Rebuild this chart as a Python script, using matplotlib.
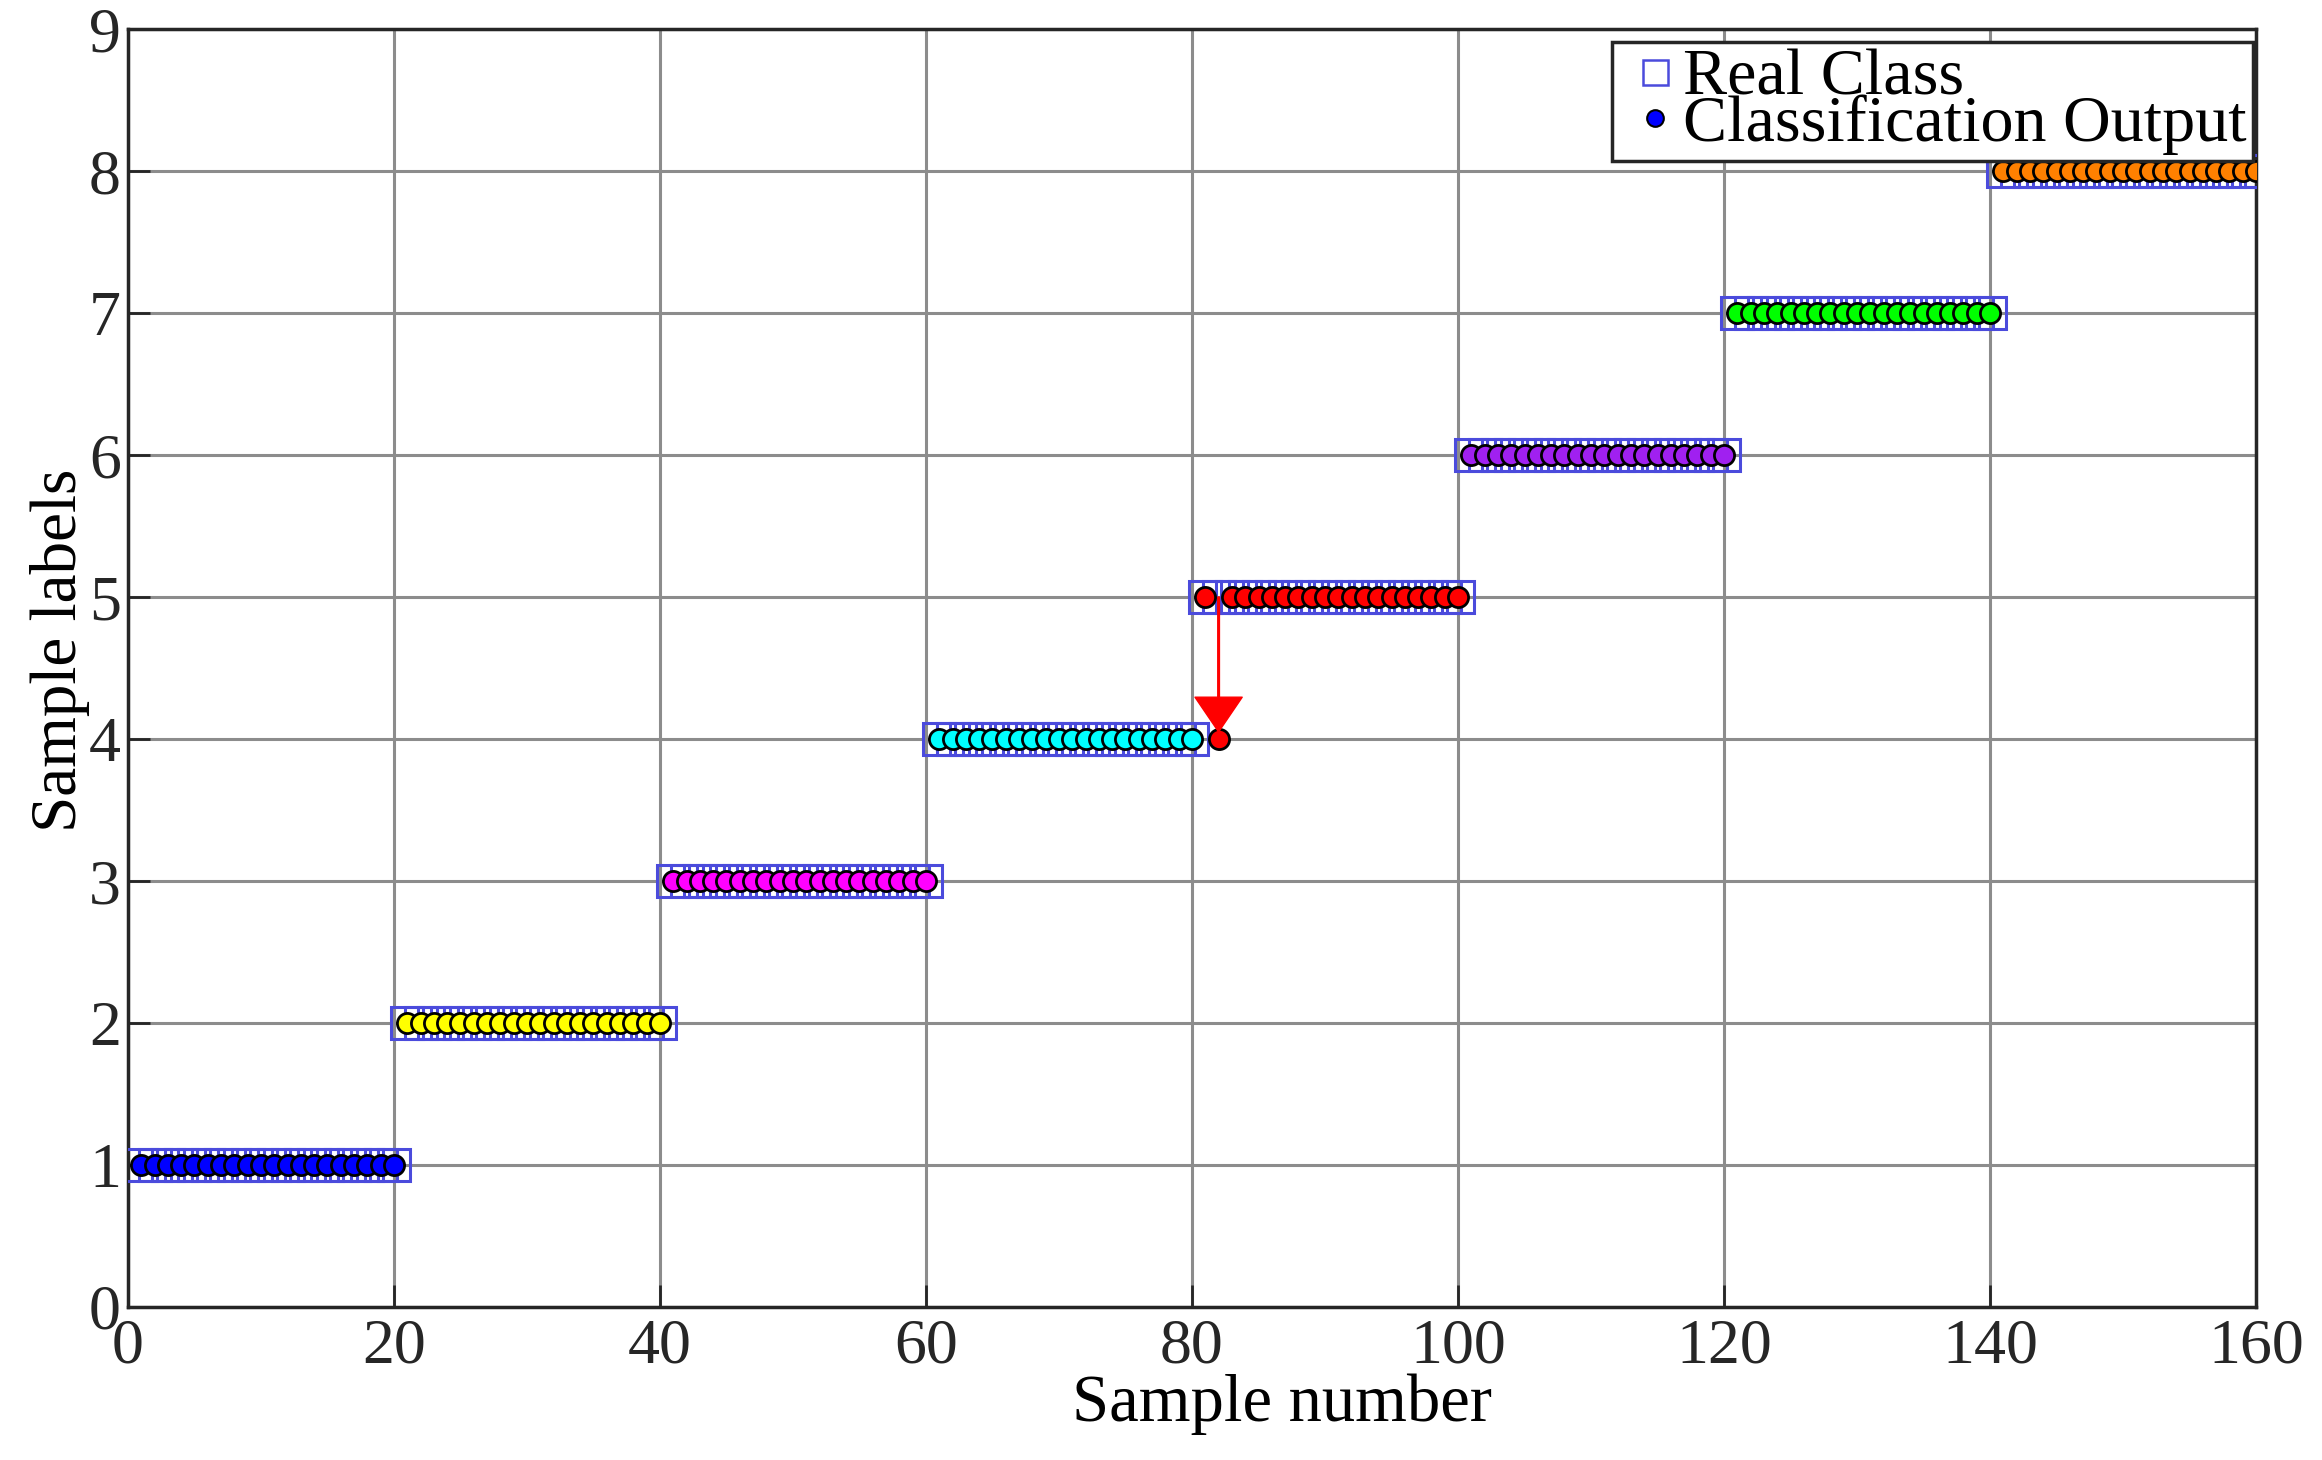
import numpy as np
import matplotlib
matplotlib.use("Agg")
import matplotlib.pyplot as plt
from matplotlib.lines import Line2D

# sample index, true class and predicted class
samples = np.arange(1, 161)
real_class = np.repeat([1, 2, 3, 4, 5, 6, 7, 8], 20)
predicted = real_class.copy()
predicted[81] = 4   # sample 82 is misclassified (class 5 -> 4)

class_colors = ['#0000ff', '#ffff00', '#ff00ff', '#00ffff',
                '#ff0000', '#a020f0', '#00ff00', '#ff8000']
wrong_sample = 82

plt.rcParams['font.family'] = ['Liberation Serif', 'DejaVu Serif']

fig = plt.figure(figsize=(23.22, 14.60), dpi=100)
ax = fig.add_axes([0.0551, 0.1048, 0.9165, 0.8753])

# real class squares
ax.plot(samples, real_class, 's', ms=22.5, mfc='none', mec='#4b4bdc', mew=2.2,
        linestyle='none', zorder=3)

# classification output circles, coloured by true class
for x, y, c in zip(samples, predicted, real_class):
    ax.plot(x, y, 'o', ms=14.5, mfc=class_colors[c - 1], mec='black', mew=2.0,
            zorder=4)

# arrow showing the wrong sample
ax.annotate('', xy=(wrong_sample, 4.05), xytext=(wrong_sample, 5.0),
            arrowprops=dict(facecolor='red', edgecolor='red', width=1.2,
                            headwidth=34, headlength=25, shrink=0),
            zorder=5)

ax.set_xlim(0, 160)
ax.set_ylim(0, 9)
ax.set_xticks(np.arange(0, 161, 20))
ax.set_yticks(np.arange(0, 10, 1))
ax.grid(True, color='#8c8c8c', linewidth=2.2)
ax.set_axisbelow(True)
ax.tick_params(direction='in', length=16, width=2, colors='#262626',
               labelsize=46, pad=8)
ax.tick_params(axis='y', pad=5)
for sp in ax.spines.values():
    sp.set_linewidth(2.5)
    sp.set_color('#262626')

ax.set_xlabel('Sample number', fontsize=48)
ax.xaxis.set_label_coords(0.5425, -0.052)
ax.set_ylabel('Sample labels', fontsize=47)
ax.yaxis.set_label_coords(-0.018, 0.514)

handles = [Line2D([], [], marker='s', ms=18, mfc='none', mec='#4b4bdc', mew=1.8,
                  linestyle='none'),
           Line2D([], [], marker='o', ms=12, mfc='#0000ff', mec='black', mew=1.5,
                  linestyle='none')]
leg = ax.legend(handles, ['Real Class', 'Classification Output'],
                loc='upper right', bbox_to_anchor=(0.9985, 0.99),
                fontsize=47.5, frameon=True, fancybox=False, framealpha=1,
                edgecolor='#262626', borderpad=0.1, labelspacing=-0.22,
                handletextpad=-0.13, handlelength=1.1, borderaxespad=0)
leg.get_frame().set_linewidth(2.5)

fig.savefig('out.png', dpi=100)
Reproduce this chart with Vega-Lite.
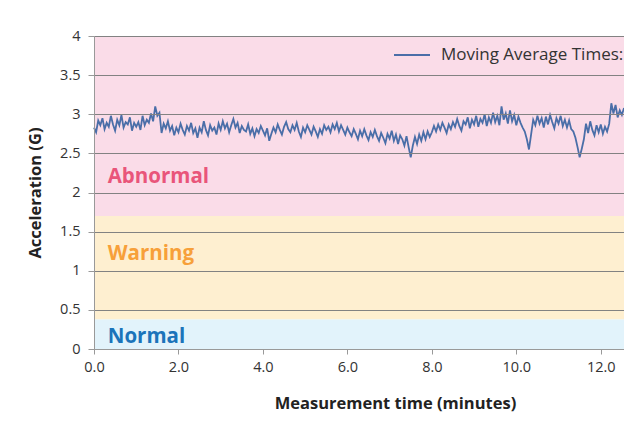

· · ·

- [What you should do]: The lines from the start of the entries above through the one containing "linestyle='none', zorder=3)" are to be retyped exactly, and no others. Pictures are left out.

- [The reply]:
Rebuild this chart as a Python script, using matplotlib.
import numpy as np
import matplotlib
matplotlib.use("Agg")
import matplotlib.pyplot as plt
from matplotlib.lines import Line2D

# sample index, true class and predicted class
samples = np.arange(1, 161)
real_class = np.repeat([1, 2, 3, 4, 5, 6, 7, 8], 20)
predicted = real_class.copy()
predicted[81] = 4   # sample 82 is misclassified (class 5 -> 4)

class_colors = ['#0000ff', '#ffff00', '#ff00ff', '#00ffff',
                '#ff0000', '#a020f0', '#00ff00', '#ff8000']
wrong_sample = 82

plt.rcParams['font.family'] = ['Liberation Serif', 'DejaVu Serif']

fig = plt.figure(figsize=(23.22, 14.60), dpi=100)
ax = fig.add_axes([0.0551, 0.1048, 0.9165, 0.8753])

# real class squares
ax.plot(samples, real_class, 's', ms=22.5, mfc='none', mec='#4b4bdc', mew=2.2,
        linestyle='none', zorder=3)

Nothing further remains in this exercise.